The basic approach is to get 2 8bit scans, each with exactly the same exposure,
colour
balance, black/white point adjustments etc. (16 bit would obviously be better
but the
Photoshop tools I use are only 8 bit). One scan is of the slide you are
scanning, the
other is a of a completely opaque piece of card. Obviously, because no light
can get to
the CCD, the second scan will only show noise and any black calibration
anomalies.
If you are using the Minolta software or Vuescan to do all the processing and
adjustments, both have options to lock exposure, colour balance etc. If you do
any
significant post-scanning adjustments in Photoshop, you might have to record
the actions
so these can be applied to the scan of the opaque card.

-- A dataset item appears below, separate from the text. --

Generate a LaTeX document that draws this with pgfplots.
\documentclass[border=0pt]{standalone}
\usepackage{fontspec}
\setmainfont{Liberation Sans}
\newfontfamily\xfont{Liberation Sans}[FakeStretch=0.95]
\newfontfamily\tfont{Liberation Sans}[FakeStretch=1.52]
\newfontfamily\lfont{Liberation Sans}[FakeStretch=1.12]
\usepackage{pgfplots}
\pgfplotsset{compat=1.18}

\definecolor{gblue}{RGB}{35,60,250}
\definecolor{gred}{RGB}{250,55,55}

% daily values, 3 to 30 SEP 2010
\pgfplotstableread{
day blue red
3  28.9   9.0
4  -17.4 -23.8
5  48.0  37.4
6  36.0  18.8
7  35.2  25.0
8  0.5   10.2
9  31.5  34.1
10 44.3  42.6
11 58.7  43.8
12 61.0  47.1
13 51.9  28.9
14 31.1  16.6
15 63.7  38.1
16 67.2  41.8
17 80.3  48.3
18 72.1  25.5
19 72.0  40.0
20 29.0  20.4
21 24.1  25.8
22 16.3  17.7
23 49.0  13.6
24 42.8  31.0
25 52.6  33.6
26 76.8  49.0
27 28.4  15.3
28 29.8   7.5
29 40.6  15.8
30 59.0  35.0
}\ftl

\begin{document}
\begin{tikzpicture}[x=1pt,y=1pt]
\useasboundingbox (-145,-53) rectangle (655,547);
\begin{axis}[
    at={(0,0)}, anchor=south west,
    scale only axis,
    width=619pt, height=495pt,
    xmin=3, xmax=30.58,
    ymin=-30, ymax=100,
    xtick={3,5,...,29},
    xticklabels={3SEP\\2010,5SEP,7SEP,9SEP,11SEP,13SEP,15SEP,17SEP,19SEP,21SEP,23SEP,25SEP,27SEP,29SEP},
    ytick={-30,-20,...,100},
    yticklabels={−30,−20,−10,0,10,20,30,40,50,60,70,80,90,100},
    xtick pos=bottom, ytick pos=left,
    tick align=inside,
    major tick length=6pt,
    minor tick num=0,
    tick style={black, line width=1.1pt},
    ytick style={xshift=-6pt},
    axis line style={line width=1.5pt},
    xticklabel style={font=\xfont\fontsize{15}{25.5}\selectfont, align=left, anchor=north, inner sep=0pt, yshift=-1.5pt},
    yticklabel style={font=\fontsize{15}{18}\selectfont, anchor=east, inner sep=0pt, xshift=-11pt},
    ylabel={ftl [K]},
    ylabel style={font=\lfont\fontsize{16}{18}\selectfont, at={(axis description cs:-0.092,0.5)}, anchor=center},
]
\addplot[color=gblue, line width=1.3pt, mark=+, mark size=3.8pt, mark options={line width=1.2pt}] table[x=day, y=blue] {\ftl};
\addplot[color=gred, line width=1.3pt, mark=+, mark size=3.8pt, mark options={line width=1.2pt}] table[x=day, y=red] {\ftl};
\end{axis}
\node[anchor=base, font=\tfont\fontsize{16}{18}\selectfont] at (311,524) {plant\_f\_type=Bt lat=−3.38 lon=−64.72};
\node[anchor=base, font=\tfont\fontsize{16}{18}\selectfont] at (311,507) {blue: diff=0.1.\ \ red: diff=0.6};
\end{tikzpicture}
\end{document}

In Photoshop, open the scan of the slide (in 8 bit mode) and open the Colour
Range box
(Select, Colour Range...) and select Shadows. Open the scan of the opaque
card, select
all and copy it. Switch back to the scan of the slide and select Edit, Paste
Into. This
should create a new layer for the opaque scan with a mask of the shadows from
the main
image. Change the layer from Normal to Difference. Take the opacity of the
layer to
zero and increase it until the worst tramline disappears.

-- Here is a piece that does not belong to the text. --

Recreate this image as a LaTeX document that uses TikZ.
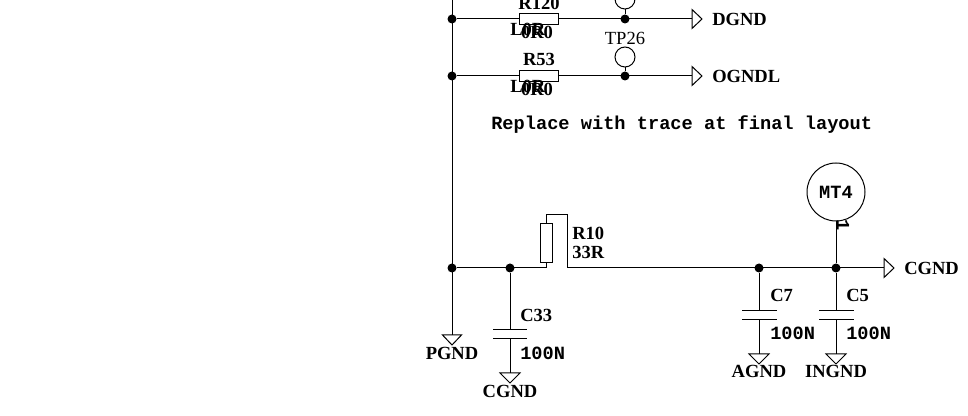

Why select only the shadows for the mask? If you select the whole image, the
tramlines
in the shadows will disappear but it will create a corresponding tramline in
the mid-
tones and highlight!
The only downside I can see of this approach is that it does darken the shadows
and so
could throw out the balance between the shadows and the mid-tones. The ideal
would be to
fine-tune the mask more so it only selects the tramlines themselves in the
shadow areas
but I can't see an easy way of doing this.
I haven't tried this extensively (I'm between scanners at present) but seems
effective.
I'd be interested to know how well it works for anyone else and if there are any
suggestions on fine-tuning the technique.